RECORDED DATA –

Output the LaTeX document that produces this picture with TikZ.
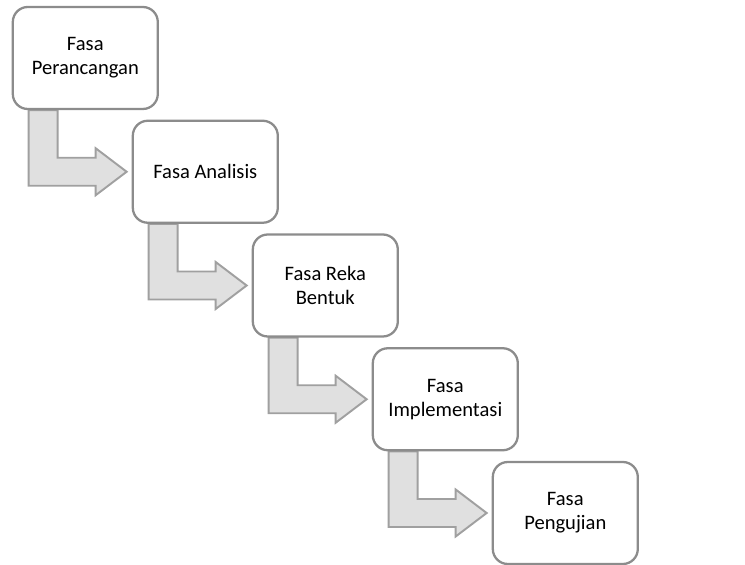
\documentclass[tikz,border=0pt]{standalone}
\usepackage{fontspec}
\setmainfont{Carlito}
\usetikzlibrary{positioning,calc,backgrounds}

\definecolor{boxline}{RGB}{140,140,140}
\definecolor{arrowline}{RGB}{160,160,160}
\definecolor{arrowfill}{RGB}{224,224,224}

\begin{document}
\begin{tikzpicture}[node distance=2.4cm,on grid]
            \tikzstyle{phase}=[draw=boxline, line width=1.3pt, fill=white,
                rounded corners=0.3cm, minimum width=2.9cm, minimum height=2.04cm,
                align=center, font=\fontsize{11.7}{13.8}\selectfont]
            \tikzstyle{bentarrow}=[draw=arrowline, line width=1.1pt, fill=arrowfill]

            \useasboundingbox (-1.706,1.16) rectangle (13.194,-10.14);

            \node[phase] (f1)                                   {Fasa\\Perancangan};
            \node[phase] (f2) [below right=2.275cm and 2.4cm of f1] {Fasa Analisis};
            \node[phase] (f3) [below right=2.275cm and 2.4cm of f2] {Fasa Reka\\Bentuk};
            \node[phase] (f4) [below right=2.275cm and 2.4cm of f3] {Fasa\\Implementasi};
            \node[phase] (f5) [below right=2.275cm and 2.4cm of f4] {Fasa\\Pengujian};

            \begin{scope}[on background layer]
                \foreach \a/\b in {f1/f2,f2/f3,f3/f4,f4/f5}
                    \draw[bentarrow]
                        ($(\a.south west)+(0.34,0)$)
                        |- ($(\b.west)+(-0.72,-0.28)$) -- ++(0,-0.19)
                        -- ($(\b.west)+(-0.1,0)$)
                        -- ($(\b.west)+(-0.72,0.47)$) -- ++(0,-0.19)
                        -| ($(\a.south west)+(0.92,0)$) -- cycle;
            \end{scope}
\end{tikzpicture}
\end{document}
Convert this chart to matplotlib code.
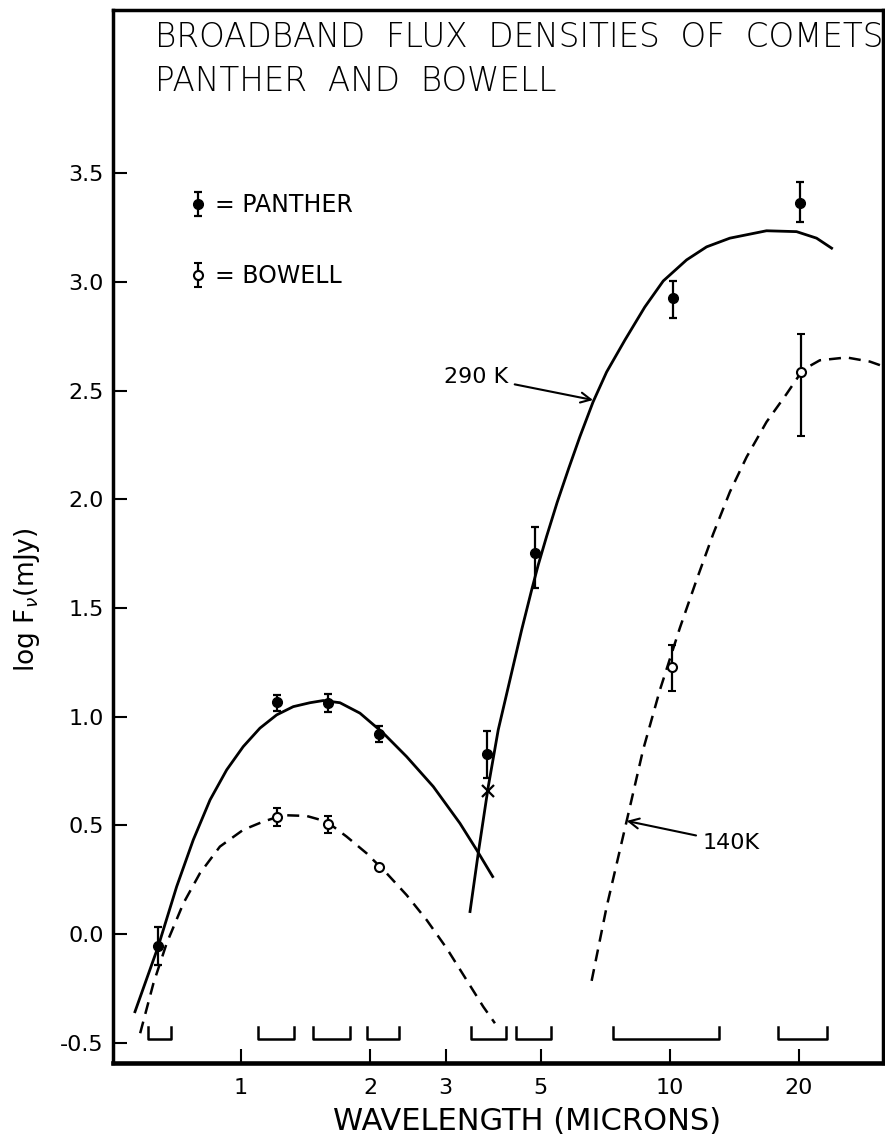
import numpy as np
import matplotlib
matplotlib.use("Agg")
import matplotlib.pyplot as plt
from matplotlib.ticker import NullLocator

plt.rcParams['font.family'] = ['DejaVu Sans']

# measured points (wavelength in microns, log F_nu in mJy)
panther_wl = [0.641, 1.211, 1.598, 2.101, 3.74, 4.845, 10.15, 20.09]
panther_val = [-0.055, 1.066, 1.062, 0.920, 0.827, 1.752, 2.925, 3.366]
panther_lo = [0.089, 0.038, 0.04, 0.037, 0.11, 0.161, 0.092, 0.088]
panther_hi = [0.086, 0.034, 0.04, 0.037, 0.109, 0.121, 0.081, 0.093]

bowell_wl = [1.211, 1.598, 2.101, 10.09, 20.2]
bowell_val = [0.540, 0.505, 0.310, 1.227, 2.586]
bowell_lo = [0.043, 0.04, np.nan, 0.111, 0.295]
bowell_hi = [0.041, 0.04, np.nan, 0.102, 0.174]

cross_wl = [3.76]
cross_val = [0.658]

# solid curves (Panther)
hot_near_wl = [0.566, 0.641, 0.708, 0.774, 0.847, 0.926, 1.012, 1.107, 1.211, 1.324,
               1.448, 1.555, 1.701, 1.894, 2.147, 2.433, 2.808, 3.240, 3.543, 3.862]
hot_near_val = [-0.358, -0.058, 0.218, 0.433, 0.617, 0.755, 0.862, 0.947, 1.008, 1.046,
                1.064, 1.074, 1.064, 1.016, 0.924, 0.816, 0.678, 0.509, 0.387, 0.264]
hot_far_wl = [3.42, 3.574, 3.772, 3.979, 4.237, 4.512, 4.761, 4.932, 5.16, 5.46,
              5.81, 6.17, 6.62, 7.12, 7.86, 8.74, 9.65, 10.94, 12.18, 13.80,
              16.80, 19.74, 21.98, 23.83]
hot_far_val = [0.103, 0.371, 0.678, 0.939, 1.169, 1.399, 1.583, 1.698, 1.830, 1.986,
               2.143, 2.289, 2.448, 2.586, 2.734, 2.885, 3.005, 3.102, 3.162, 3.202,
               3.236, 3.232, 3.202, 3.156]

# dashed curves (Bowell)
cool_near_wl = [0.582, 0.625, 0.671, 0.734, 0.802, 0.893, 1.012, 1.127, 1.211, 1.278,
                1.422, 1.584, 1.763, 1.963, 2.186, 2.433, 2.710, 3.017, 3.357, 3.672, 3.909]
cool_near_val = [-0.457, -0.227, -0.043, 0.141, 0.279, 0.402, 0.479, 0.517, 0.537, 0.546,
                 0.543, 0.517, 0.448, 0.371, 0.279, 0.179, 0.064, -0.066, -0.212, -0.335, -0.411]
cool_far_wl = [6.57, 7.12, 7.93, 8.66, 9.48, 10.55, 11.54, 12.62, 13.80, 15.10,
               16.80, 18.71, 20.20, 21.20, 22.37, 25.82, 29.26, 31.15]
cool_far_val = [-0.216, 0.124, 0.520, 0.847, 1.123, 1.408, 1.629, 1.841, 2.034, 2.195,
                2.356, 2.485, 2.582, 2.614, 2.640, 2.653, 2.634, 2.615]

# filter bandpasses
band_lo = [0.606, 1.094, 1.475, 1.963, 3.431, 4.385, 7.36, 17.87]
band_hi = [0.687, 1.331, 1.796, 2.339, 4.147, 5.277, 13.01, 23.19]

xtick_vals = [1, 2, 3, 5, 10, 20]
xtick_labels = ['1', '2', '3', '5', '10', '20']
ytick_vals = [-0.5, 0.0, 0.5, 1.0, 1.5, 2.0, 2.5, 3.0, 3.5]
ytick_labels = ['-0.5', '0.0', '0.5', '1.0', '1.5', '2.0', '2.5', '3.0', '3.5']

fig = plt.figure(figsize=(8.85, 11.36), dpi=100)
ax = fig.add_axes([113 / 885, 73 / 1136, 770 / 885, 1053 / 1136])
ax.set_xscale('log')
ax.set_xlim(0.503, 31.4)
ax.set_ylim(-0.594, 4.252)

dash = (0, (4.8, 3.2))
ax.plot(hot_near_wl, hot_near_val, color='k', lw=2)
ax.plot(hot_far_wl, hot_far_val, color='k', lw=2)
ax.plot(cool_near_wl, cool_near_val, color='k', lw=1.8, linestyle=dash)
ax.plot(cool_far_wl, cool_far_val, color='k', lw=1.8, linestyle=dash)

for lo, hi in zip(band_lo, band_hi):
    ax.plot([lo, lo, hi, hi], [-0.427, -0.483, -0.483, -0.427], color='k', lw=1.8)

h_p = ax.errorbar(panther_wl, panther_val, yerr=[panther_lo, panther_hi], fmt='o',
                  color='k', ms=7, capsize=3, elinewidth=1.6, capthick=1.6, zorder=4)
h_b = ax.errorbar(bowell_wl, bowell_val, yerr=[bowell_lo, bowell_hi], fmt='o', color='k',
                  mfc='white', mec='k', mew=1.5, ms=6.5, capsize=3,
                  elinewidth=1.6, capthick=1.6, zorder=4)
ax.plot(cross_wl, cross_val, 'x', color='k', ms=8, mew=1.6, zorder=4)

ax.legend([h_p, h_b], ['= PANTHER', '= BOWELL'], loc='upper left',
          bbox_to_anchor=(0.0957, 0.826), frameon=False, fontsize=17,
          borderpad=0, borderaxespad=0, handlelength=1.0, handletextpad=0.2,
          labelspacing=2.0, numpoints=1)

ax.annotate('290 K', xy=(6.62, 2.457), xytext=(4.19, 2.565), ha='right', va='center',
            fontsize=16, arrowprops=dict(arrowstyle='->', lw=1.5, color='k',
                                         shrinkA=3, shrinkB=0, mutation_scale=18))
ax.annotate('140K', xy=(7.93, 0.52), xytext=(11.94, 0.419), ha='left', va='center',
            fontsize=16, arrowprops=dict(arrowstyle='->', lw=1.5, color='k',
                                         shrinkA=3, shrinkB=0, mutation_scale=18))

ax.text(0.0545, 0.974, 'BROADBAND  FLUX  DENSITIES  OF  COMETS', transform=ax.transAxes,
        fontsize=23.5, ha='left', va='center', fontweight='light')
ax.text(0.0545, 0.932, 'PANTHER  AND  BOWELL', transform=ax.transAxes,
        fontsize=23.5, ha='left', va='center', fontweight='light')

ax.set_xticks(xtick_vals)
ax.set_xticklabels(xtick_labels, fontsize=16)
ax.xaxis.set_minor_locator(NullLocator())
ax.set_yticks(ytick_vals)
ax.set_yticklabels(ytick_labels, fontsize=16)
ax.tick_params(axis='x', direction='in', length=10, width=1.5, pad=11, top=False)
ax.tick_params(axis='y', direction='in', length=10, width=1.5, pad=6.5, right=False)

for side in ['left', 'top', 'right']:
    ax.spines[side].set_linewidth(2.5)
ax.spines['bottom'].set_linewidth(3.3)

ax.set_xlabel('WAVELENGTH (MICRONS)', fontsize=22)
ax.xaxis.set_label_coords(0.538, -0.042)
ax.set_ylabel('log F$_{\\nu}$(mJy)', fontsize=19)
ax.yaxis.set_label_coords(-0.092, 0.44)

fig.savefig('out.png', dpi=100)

SHORT TASK –
Could you quote, word for word, only the lines from the one containing "Convert this chart to matplotlib code." through the one containing "cross_val = [0.658]", both included, and leave out any pictures?

EXERCISE ANSWER –
Convert this chart to matplotlib code.
import numpy as np
import matplotlib
matplotlib.use("Agg")
import matplotlib.pyplot as plt
from matplotlib.ticker import NullLocator

plt.rcParams['font.family'] = ['DejaVu Sans']

# measured points (wavelength in microns, log F_nu in mJy)
panther_wl = [0.641, 1.211, 1.598, 2.101, 3.74, 4.845, 10.15, 20.09]
panther_val = [-0.055, 1.066, 1.062, 0.920, 0.827, 1.752, 2.925, 3.366]
panther_lo = [0.089, 0.038, 0.04, 0.037, 0.11, 0.161, 0.092, 0.088]
panther_hi = [0.086, 0.034, 0.04, 0.037, 0.109, 0.121, 0.081, 0.093]

bowell_wl = [1.211, 1.598, 2.101, 10.09, 20.2]
bowell_val = [0.540, 0.505, 0.310, 1.227, 2.586]
bowell_lo = [0.043, 0.04, np.nan, 0.111, 0.295]
bowell_hi = [0.041, 0.04, np.nan, 0.102, 0.174]

cross_wl = [3.76]
cross_val = [0.658]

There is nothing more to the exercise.